- Rudasht-e Sharqi Rural District Location within Iran
- Coordinates: 32°27′N 52°29′E﻿ / ﻿32.450°N 52.483°E
- Country: Iran
- Province: Isfahan
- County: Varzaneh
- District: Rudasht
- Established: 1991
- Capital: Kafran

Population (2016)
- • Total: 9,074
- Time zone: UTC+3:30 (IRST)

= Rudasht-e Sharqi Rural District =

Rural district in Isfahan province, Iran

Rudasht-e Sharqi Rural District (دهستان رودشت شرقي) is in Rudasht District of Varzaneh County, Isfahan province, Iran. Its capital is the village of Kafran.

==Demographics==
===Population===
At the time of the 2006 National Census, the rural district's population (as a part of Bon Rud District (Note: Renamed the Central District of Varzaneh County) in Isfahan County) was 7,946 in 2,193 households.
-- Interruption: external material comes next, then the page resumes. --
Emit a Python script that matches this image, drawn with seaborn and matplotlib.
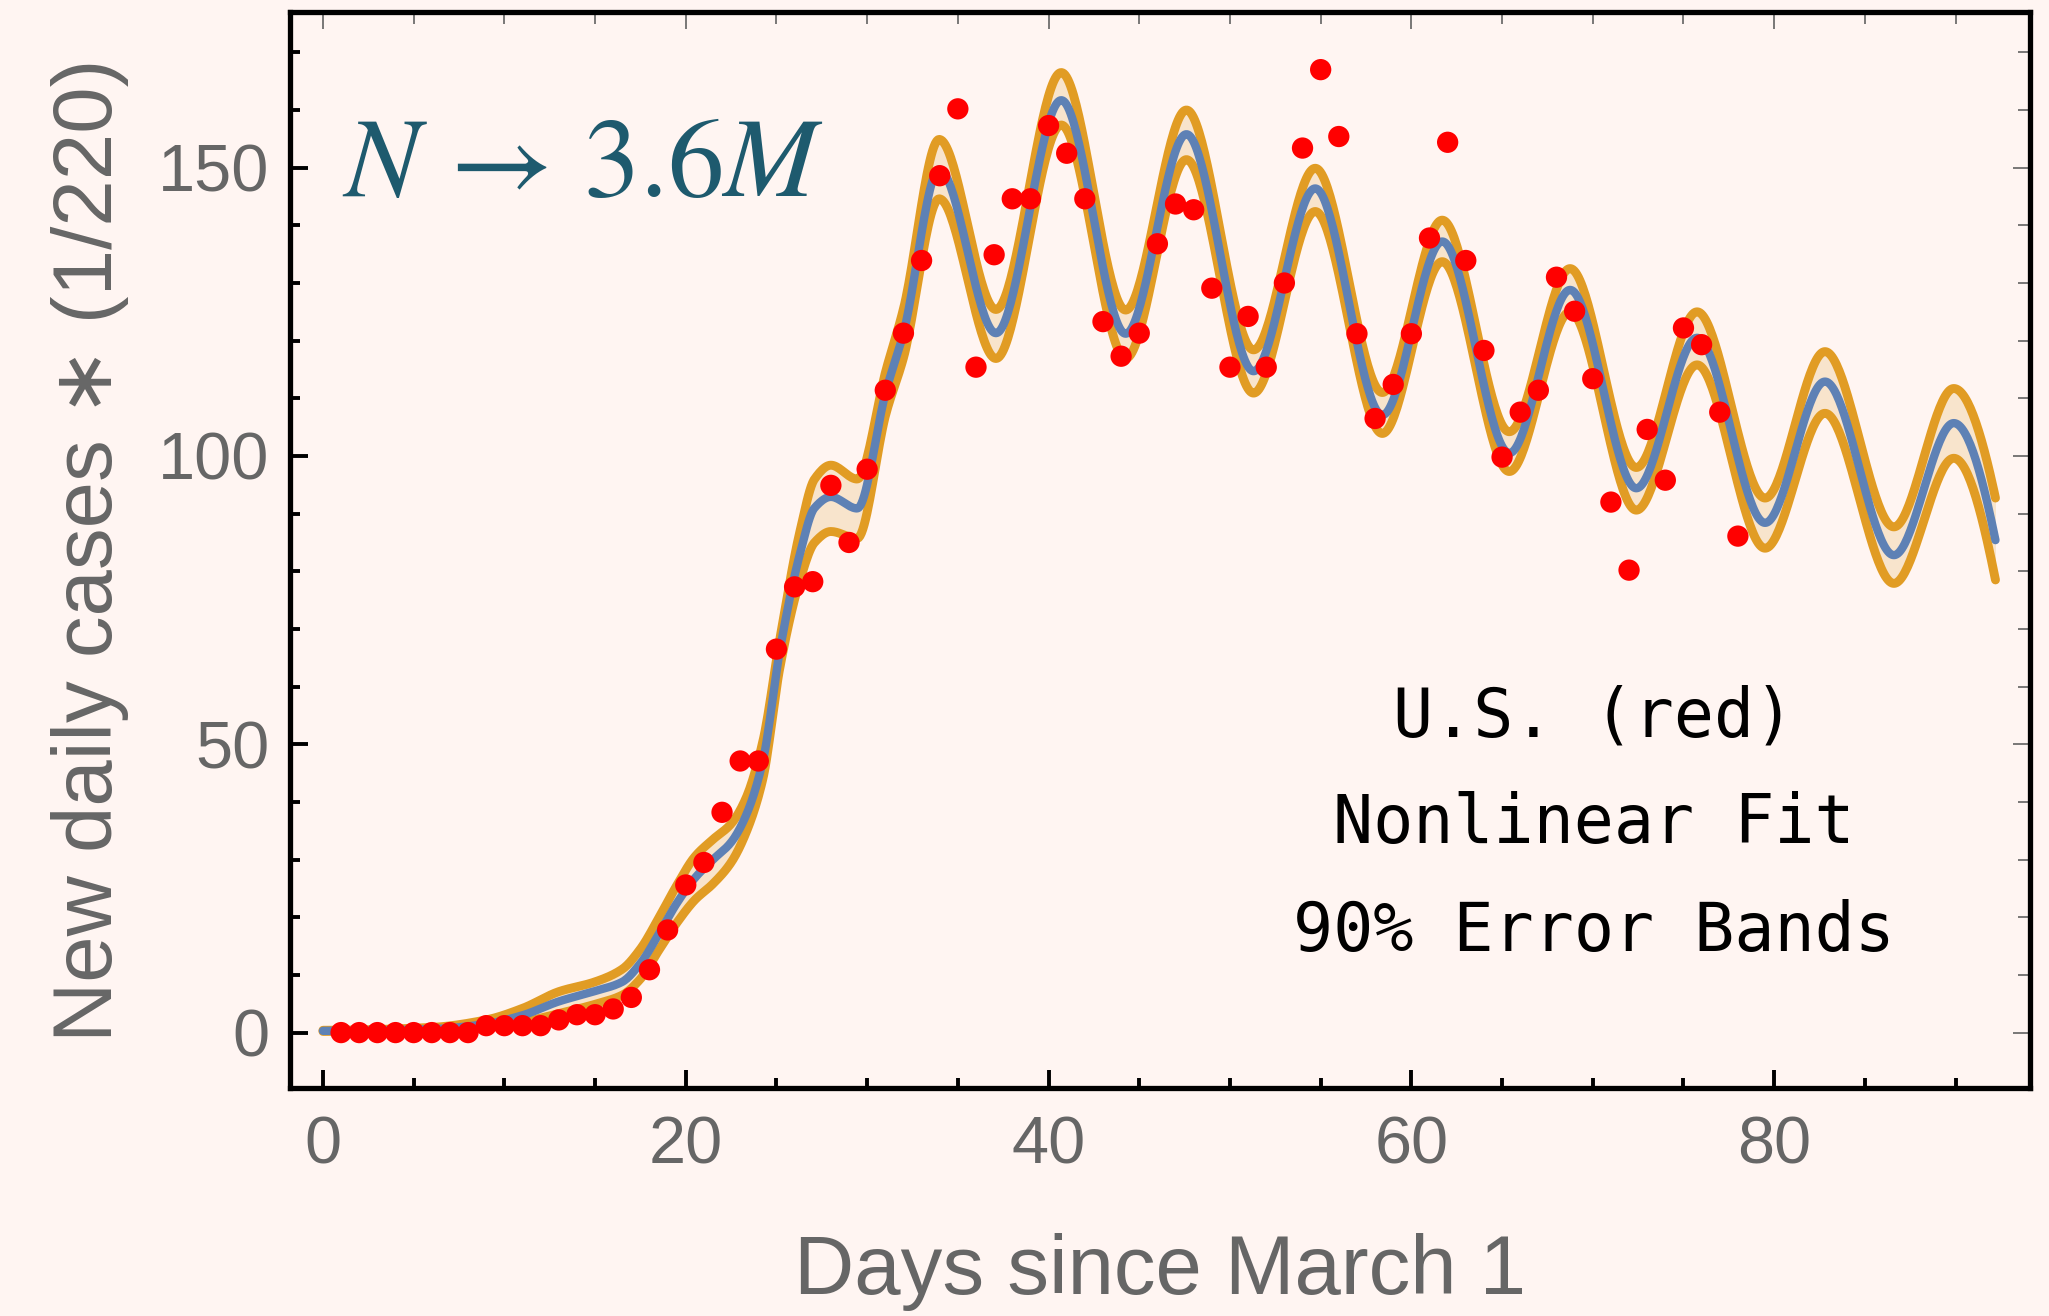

There were 8,555 inhabitants in 2,620 households at the following census of 2011. The 2016 census measured the population of the rural district as 9,074 in 2,925 households. The most populous of its 16 villages was Kafran, with 2,679 people.

In 2021, the district was separated from the county in the establishment of Varzaneh County and renamed the Central District. The rural district was transferred to the new Rudasht District.